Exercise aim: Each line from the top of the listing through the one holding "titolo = r'DAD1" should be restated word for word, with nothing added and no pictures.

── Dataset section ──

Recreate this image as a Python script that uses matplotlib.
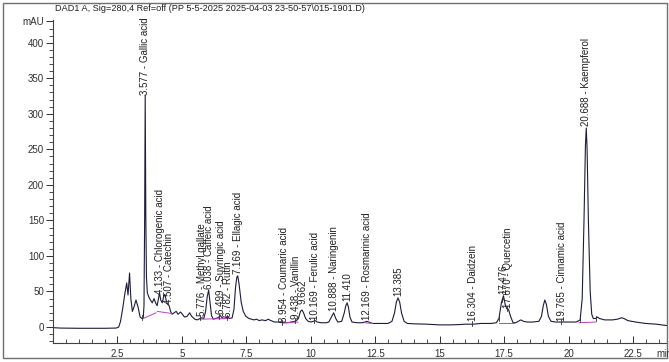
import numpy as np
import matplotlib.pyplot as plt
from matplotlib.patches import Rectangle

plt.rcParams['font.family'] = ['Liberation Sans', 'DejaVu Sans']

titolo = r'DAD1 A, Sig=280,4 Ref=off (PP 5-5-2025 2025-04-03 23-50-57\015-1901.D)'

tempi = [0.00, 0.05, 0.30, 1.00, 2.00, 2.45, 2.55, 2.62, 2.70, 2.78, 2.86, 2.91, 2.97, 3.02, 3.08,
         3.14, 3.22, 3.30, 3.38, 3.45, 3.50, 3.53, 3.555, 3.577, 3.60, 3.625, 3.66, 3.72, 3.78, 3.85,
         3.92, 3.98, 4.04, 4.10, 4.133, 4.18, 4.24, 4.30, 4.34, 4.40, 4.45, 4.507, 4.56, 4.62, 4.70,
         4.78, 4.85, 4.95, 5.02, 5.10, 5.20, 5.30, 5.38, 5.50, 5.60, 5.70, 5.776, 5.85, 5.92, 5.98,
         6.038, 6.09, 6.15, 6.22, 6.30, 6.40, 6.499, 6.56, 6.65, 6.72, 6.782, 6.85, 6.95, 7.02, 7.08,
         7.13, 7.169, 7.22, 7.30, 7.38, 7.48, 7.60, 7.80, 7.90, 8.00, 8.10, 8.25, 8.35, 8.45, 8.60,
         8.75, 8.90, 8.954, 9.10, 9.25, 9.38, 9.438, 9.52, 9.60, 9.662, 9.72, 9.80, 9.90, 10.00, 10.10,
         10.169, 10.25, 10.40, 10.60, 10.70, 10.80, 10.888, 10.97, 11.05, 11.20, 11.30, 11.36, 11.41, 11.46, 11.52,
         11.60, 11.80, 12.00, 12.10, 12.169, 12.25, 12.40, 12.70, 13.00, 13.15, 13.25, 13.32, 13.385, 13.45, 13.52,
         13.62, 13.75, 14.00, 14.50, 15.00, 15.40, 15.80, 16.00, 16.304, 16.60, 17.00, 17.20, 17.30, 17.40, 17.476,
         17.54, 17.60, 17.67, 17.75, 17.85, 17.95, 18.05, 18.15, 18.25, 18.40, 18.60, 18.85, 18.95, 19.02, 19.08,
         19.14, 19.22, 19.32, 19.50, 19.765, 20.00, 20.30, 20.45, 20.53, 20.60, 20.655, 20.688, 20.72, 20.77, 20.84,
         20.90, 20.96, 21.05, 21.12, 21.20, 21.40, 21.70, 21.90, 22.05, 22.15, 22.30, 22.60, 23.00, 23.40, 23.82]
segnale = [0, -1, -1.5, -1.8, -1.8, -1.5, 0, 8, 25, 45, 62, 45, 76, 40, 22,
           28, 38, 28, 14, 12, 13, 30, 150, 326, 160, 70, 48, 42, 38, 34,
           40, 34, 30, 42, 48, 38, 34, 44, 46, 36, 32, 30, 22, 18, 20,
           22, 18, 21, 18, 14, 15, 20, 15, 11, 10, 12, 13, 12, 22, 42,
           52, 35, 16, 11, 12, 13, 16, 13, 12, 13, 14, 12, 13, 25, 55,
           70, 72, 60, 35, 22, 15, 12, 10, 11, 9, 10, 9, 11, 9, 7,
           7, 6, 6, 6, 7, 8, 9, 12, 22, 24, 20, 12, 8, 7, 8,
           9, 7, 6, 6, 7, 14, 20, 12, 7, 8, 20, 30, 34, 28, 14,
           7, 6, 6, 7, 8, 7, 5, 5, 5, 8, 20, 35, 41, 35, 20,
           8, 5, 4.5, 4, 3, 3, 3.5, 4, 4, 5, 5, 6, 12, 35, 44,
           32, 26, 25, 15, 6, 6, 8, 10, 8, 7, 7, 8, 15, 30, 38,
           32, 15, 8, 7, 7, 7, 7, 10, 40, 150, 255, 280, 250, 150, 50,
           18, 12, 12, 14, 12, 10, 10, 11, 13, 12, 9, 7, 5, 4, 2]

# picchi etichettati
tr_picchi = [3.577, 4.133, 4.507, 5.776, 6.038, 6.499, 6.782, 7.169, 8.954, 9.438, 9.662,
             10.169, 10.888, 11.410, 12.169, 13.385, 16.304, 17.476, 17.670, 19.765, 20.688]
nomi_picchi = ['Gallic acid', 'Chlorogenic acid', 'Catechin', 'Methyl gallate', 'Caffeic acid',
               'Suyringic acid', 'Rutin', 'Ellagic acid', 'Coumaric acid', 'Vanillin', '',
               'Ferulic acid', 'Naringenin', '', 'Rosmarinic acid', '', 'Daidzein', '',
               'Quercetin', 'Cinnamic acid', 'Kaempferol']
quota_etichette = [327, 46, 32, 15, 53, 18, 14, 74, 7, 11, 33,
                   10, 22, 36, 10, 43, 8, 46, 27, 9, 283]

# linee di base dell'integrazione (t1, v1, t2, v2)
basi = [(3.50, 12, 4.00, 20), (4.05, 22, 4.60, 19), (5.70, 11, 6.80, 12), (8.90, 6, 9.50, 7),
        (12.10, 6, 12.40, 5), (17.30, 5, 17.90, 5), (20.40, 6, 21.05, 7)]
tacche = [3.46, 5.72, 6.45, 6.74, 8.90, 9.40, 10.12, 16.25, 17.30, 17.62, 19.70, 20.45, 21.05]

fig = plt.figure(figsize=(6.69, 3.62), dpi=100)
ax = fig.add_axes([53 / 669, 19 / 362, 614 / 669, 323 / 362])
ax.set_xlim(0, 23.82)
ax.set_ylim(-22.5, 432)

ax.plot(tempi, segnale, color='#1c1c3c', linewidth=0.8)
for t1, v1, t2, v2 in basi:
    ax.plot([t1, t2], [v1, v2], color='#c040c0', linewidth=0.7)
for t in tacche:
    v = np.interp(t, tempi, segnale)
    ax.plot([t, t], [v - 3, v + 4], color='#303030', linewidth=0.6)

for tr, nome, q in zip(tr_picchi, nomi_picchi, quota_etichette):
    testo = f'{tr:.3f} - {nome}' if nome else f'{tr:.3f}'
    ax.text(tr, q, testo, rotation=90, ha='center', va='bottom', fontsize=7, color='#202020')

for s in ['top', 'right']:
    ax.spines[s].set_visible(False)
for s in ['left', 'bottom']:
    ax.spines[s].set_color('#404040')
    ax.spines[s].set_linewidth(0.8)

ax.set_yticks([0, 50, 100, 150, 200, 250, 300, 350, 400, 430])
ax.set_yticklabels(['0', '50', '100', '150', '200', '250', '300', '350', '400', 'mAU'])
ax.set_yticks(np.arange(-20, 431, 10), minor=True)
ax.set_xticks([2.5, 5, 7.5, 10, 12.5, 15, 17.5, 20, 22.5])
ax.set_xticklabels(['2.5', '5', '7.5', '10', '12.5', '15', '17.5', '20', '22.5'])
ax.set_xticks(np.arange(0.5, 23.8, 0.5), minor=True)
ax.tick_params(axis='y', which='major', direction='out', length=5, width=0.7, labelsize=7, colors='#303030', pad=1.5)
ax.tick_params(axis='y', which='minor', direction='out', length=3, width=0.6, colors='#303030')
ax.tick_params(axis='x', which='major', direction='in', length=5, width=0.7, labelsize=7, colors='#303030', pad=4)
ax.tick_params(axis='x', which='minor', direction='in', length=3, width=0.6, colors='#303030')

fig.text(656 / 669, 1 - 357 / 362, 'min', fontsize=7, color='#303030')
fig.text(55 / 669, 1 - 11 / 362, titolo, fontsize=6.6, color='#202020', va='baseline')
fig.patches.append(Rectangle((3 / 669, 4 / 362), 664 / 669, 355 / 362, transform=fig.transFigure,
                             fill=False, edgecolor='#707070', linewidth=1))

plt.savefig('out.png', dpi=100)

───

Worked solution:
Recreate this image as a Python script that uses matplotlib.
import numpy as np
import matplotlib.pyplot as plt
from matplotlib.patches import Rectangle

plt.rcParams['font.family'] = ['Liberation Sans', 'DejaVu Sans']

titolo = r'DAD1 A, Sig=280,4 Ref=off (PP 5-5-2025 2025-04-03 23-50-57\015-1901.D)'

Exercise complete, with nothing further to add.